Good Question!

Should We Have a National Institute of Addiction?

Carl Franzen Dec 9, 2009
When it comes to addiction in America, it's not just the disease, but also the cure that's harming us. That, at least, is the view of psychologist and self-described "raconteur" Stanton Peele. The author of 7 books and hundreds of articles on the subject, Peele argues that the the National Institute on Drug Abuse is too-narrowly defined to be effective. As he puts it in the Huffington Post:
Government agencies and official psychiatry ignore non-drug addictions - like gambling, sex, and video games, to name a few. The official diagnostic manual of the American Psychiatric Association (DSM-IV) does not use the term "addiction," but only dependence. Yet the only thing it views people as becoming dependent on are substances...

We need to recognize that (1) addiction is an extreme of behavior that may occur with drugs, but also with other compelling habits, (2) it can't be linked to specific chemical compounds or types of brain action, (3) we'll simply have to evaluate habits in terms of the impact they have on people's lives.

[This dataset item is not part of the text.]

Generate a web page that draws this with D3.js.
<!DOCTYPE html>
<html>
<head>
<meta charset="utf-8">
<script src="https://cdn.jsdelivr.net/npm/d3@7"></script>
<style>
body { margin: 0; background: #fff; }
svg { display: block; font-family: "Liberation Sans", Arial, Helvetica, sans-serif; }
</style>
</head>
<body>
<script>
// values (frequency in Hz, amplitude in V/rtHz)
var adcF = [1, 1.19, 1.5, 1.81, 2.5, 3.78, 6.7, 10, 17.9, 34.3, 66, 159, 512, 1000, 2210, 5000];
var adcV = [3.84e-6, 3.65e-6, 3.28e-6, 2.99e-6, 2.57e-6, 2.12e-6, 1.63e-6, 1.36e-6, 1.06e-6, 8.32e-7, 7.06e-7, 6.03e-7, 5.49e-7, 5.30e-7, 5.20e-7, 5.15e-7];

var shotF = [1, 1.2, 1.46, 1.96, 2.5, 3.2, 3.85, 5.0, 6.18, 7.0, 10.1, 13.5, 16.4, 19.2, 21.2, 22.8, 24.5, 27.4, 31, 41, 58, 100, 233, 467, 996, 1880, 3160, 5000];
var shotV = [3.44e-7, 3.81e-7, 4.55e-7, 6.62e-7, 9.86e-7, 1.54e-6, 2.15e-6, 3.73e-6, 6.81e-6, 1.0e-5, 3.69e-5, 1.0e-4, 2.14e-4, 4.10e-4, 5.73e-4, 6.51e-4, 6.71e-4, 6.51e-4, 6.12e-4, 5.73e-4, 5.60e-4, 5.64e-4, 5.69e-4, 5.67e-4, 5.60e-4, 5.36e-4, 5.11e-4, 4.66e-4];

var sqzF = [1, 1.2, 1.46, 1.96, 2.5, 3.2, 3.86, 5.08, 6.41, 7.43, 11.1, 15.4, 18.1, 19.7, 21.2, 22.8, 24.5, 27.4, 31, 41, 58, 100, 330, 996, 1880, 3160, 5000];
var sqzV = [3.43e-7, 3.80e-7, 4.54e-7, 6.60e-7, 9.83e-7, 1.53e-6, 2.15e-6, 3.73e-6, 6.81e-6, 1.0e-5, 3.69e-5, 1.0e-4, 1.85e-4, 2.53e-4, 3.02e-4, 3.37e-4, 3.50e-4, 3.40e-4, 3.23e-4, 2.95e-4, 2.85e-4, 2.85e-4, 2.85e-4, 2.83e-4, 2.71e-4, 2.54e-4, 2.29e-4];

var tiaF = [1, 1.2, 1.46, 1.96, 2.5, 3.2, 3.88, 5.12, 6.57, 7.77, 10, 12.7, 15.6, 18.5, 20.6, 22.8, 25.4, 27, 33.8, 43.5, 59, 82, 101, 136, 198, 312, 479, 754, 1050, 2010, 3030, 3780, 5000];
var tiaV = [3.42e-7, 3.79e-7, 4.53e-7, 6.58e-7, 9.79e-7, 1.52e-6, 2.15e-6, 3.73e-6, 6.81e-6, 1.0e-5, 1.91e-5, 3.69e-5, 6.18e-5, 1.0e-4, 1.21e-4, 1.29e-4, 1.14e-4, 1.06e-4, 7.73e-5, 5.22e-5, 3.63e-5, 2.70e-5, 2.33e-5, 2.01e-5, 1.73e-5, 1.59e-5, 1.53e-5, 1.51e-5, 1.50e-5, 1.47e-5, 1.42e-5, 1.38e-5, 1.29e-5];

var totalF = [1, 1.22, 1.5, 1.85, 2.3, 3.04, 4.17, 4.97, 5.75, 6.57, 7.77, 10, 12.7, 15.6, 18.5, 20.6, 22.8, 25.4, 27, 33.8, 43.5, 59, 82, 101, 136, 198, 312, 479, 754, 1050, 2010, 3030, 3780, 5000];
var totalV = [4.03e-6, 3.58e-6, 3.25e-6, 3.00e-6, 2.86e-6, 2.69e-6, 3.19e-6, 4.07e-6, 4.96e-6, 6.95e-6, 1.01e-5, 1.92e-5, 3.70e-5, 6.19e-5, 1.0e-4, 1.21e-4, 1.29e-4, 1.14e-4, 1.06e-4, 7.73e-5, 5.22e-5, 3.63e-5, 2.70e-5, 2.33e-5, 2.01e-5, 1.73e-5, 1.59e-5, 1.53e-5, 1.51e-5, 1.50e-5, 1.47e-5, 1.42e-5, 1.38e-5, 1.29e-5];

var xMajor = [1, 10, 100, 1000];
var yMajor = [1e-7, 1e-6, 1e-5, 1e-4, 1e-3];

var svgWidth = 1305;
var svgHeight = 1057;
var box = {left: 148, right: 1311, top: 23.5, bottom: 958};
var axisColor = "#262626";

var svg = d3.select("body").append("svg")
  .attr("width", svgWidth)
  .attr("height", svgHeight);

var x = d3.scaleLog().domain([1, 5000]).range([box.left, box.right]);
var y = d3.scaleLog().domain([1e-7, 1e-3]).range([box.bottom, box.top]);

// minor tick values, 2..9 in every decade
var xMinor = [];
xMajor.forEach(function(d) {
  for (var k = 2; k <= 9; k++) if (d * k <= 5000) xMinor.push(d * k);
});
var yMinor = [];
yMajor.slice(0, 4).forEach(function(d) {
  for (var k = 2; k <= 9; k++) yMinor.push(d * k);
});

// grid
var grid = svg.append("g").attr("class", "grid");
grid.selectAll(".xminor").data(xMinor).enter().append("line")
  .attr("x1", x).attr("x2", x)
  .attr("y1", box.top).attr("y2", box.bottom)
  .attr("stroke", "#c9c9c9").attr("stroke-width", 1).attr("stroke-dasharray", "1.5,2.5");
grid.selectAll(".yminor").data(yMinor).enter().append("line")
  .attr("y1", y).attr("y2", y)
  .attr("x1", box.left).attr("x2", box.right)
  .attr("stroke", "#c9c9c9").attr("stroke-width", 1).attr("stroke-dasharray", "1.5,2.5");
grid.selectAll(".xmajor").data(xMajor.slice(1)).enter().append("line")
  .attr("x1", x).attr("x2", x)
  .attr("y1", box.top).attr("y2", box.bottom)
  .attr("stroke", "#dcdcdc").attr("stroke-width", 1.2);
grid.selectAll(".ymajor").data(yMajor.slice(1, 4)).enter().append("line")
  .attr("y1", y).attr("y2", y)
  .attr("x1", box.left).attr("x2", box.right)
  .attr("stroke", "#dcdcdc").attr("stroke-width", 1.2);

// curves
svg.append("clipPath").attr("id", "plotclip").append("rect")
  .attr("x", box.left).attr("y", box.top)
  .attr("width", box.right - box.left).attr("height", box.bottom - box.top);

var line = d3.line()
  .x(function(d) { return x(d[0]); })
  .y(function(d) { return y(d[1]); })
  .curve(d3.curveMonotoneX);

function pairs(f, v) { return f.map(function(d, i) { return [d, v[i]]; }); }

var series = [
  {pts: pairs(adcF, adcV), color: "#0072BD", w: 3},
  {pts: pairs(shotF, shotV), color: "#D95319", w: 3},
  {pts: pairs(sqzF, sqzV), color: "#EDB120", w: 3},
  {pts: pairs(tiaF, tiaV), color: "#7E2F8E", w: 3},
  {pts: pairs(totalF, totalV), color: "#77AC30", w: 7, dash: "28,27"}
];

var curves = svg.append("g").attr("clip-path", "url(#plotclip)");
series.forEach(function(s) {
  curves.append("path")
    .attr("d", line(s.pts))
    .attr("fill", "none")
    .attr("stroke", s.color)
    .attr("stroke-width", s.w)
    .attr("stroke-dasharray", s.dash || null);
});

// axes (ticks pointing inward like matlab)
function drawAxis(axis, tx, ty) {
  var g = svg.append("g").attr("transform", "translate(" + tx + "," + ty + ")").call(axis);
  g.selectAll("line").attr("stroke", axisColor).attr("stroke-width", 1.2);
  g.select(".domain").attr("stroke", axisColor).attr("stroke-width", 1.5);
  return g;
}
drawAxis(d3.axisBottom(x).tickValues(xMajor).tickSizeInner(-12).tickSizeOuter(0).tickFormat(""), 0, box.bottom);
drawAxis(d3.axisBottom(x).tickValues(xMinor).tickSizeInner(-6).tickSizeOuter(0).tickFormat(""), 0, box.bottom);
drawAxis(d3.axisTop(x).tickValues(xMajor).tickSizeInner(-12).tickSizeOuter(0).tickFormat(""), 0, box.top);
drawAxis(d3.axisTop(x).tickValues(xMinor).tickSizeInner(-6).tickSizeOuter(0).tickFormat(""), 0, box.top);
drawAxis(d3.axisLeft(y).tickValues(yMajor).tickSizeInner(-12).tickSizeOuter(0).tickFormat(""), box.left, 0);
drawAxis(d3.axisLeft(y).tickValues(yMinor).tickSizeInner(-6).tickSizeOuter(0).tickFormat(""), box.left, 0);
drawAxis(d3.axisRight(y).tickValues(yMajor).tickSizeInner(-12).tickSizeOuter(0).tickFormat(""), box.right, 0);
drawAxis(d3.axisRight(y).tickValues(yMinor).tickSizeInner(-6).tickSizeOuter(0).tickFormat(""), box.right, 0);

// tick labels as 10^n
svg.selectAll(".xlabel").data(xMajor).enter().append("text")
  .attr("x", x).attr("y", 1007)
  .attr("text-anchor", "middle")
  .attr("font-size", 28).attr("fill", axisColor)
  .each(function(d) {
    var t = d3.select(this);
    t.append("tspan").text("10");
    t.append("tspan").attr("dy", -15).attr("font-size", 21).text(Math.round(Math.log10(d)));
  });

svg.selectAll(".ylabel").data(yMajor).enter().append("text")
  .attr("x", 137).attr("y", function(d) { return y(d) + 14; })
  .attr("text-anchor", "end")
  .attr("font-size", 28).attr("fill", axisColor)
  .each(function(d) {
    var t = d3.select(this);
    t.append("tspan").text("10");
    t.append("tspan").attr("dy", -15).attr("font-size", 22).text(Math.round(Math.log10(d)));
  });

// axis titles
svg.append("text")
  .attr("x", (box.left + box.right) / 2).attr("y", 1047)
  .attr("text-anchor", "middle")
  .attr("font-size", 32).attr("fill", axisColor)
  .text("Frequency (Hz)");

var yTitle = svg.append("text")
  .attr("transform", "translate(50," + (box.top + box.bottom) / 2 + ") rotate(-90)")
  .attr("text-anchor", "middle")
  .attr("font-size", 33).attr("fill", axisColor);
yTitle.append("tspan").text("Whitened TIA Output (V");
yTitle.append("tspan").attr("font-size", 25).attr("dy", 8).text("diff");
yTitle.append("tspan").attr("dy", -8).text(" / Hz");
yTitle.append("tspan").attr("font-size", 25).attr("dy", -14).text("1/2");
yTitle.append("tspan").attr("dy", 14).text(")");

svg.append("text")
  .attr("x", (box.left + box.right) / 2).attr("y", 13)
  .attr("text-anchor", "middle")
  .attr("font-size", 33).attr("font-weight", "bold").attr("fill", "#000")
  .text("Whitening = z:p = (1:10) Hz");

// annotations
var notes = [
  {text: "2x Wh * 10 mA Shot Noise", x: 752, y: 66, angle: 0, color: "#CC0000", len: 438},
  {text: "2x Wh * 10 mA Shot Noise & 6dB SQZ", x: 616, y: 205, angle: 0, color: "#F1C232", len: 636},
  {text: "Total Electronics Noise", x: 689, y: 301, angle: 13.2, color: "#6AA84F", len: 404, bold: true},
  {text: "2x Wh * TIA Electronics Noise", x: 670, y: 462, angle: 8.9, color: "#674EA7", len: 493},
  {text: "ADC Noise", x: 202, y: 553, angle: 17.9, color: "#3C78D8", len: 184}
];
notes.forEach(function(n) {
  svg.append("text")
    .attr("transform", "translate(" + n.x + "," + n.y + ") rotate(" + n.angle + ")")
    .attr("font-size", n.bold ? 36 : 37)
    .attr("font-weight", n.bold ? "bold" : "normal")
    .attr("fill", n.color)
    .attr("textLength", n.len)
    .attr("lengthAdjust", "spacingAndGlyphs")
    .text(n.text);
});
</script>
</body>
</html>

As such, Peele thinks that "Crazy Uncle Joe Biden - you know, the one who drank near-beer at the President's White House garden beer bash" had the right idea when he proposed altering the agency's name as a senator (yet thoughtfully making sure to preserve the acronym). How big of a difference would it make if we had a "National Institute of Diseases of Addiction," and a correspondingly wider scope?